Por certo, há um tipo de desigualdade “obscena”: a que surge
da fraude e do “capitalismo de compadres”, fruto da pressão de corporações
públicas ou privadas no mercado político. Também a igualdade que surge desse
modo é obscena. O erro é confundir as coisas. Imaginar que toda assimetria de
renda e riqueza surge da fraude e deva ser em si mesma condenada. A
desigualdade é o resultado natural do uso que cada pessoa faz de seus talentos
e circunstâncias. Ou simplesmente da sorte. Ela é também uma fonte de aprendizado.
Eu posso aprender com os acertos de Jeff Bezos e com os erros de Eike Batista.
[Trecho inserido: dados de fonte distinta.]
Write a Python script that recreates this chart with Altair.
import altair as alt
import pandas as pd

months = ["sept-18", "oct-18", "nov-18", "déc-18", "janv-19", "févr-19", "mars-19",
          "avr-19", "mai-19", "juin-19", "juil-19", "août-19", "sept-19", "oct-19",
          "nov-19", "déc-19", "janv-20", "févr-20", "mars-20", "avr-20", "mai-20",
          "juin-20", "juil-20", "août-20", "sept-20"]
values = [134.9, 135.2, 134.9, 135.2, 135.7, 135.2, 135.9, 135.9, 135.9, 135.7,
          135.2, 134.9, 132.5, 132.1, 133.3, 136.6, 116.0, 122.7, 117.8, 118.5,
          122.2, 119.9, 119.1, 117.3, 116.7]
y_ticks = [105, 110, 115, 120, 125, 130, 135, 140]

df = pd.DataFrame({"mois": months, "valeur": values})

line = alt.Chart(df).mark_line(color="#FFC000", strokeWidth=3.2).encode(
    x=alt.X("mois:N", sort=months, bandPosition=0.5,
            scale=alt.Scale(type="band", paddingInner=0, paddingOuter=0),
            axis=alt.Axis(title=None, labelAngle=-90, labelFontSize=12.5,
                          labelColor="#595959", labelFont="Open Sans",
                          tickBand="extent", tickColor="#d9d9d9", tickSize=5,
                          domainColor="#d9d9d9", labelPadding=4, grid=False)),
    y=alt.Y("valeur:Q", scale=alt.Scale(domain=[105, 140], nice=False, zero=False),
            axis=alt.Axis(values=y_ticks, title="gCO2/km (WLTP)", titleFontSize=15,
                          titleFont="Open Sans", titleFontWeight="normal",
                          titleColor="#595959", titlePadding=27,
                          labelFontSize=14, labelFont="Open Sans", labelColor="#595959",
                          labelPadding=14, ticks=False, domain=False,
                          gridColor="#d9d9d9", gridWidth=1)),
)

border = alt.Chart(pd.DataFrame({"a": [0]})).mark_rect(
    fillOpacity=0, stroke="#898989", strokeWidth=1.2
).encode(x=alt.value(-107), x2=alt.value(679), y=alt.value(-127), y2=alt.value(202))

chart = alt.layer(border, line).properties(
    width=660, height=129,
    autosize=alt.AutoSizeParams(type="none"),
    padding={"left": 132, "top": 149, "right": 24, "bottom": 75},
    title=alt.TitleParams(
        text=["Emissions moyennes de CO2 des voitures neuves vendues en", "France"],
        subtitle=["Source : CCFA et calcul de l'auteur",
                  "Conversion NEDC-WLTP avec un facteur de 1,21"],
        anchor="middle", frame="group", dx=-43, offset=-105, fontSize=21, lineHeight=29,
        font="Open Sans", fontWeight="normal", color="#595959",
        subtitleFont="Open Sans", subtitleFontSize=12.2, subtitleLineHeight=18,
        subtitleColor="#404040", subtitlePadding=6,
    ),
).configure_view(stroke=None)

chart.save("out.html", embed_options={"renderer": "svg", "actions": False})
O que parece não deixar dúvidas é que todos têm direito. Que
a pobreza extrema é a vergonha de nossa época, assim como foi a escravidão até
quase o final do século XIX. É aí que deve residir o foco de qualquer visão
sensata da justiça social. O resto funciona como uma espécie de luxo. Luxo de
brincar com a estatística, de fazer de conta que não foi exatamente a
globalização capitalista e suas “assimetrias” que produziram o recuo monumental
da pobreza nas últimas décadas. Luxo de produzir espuma ideológica com o
sofrimento humano e arrumar boas manchetes no “mercado” global de informação.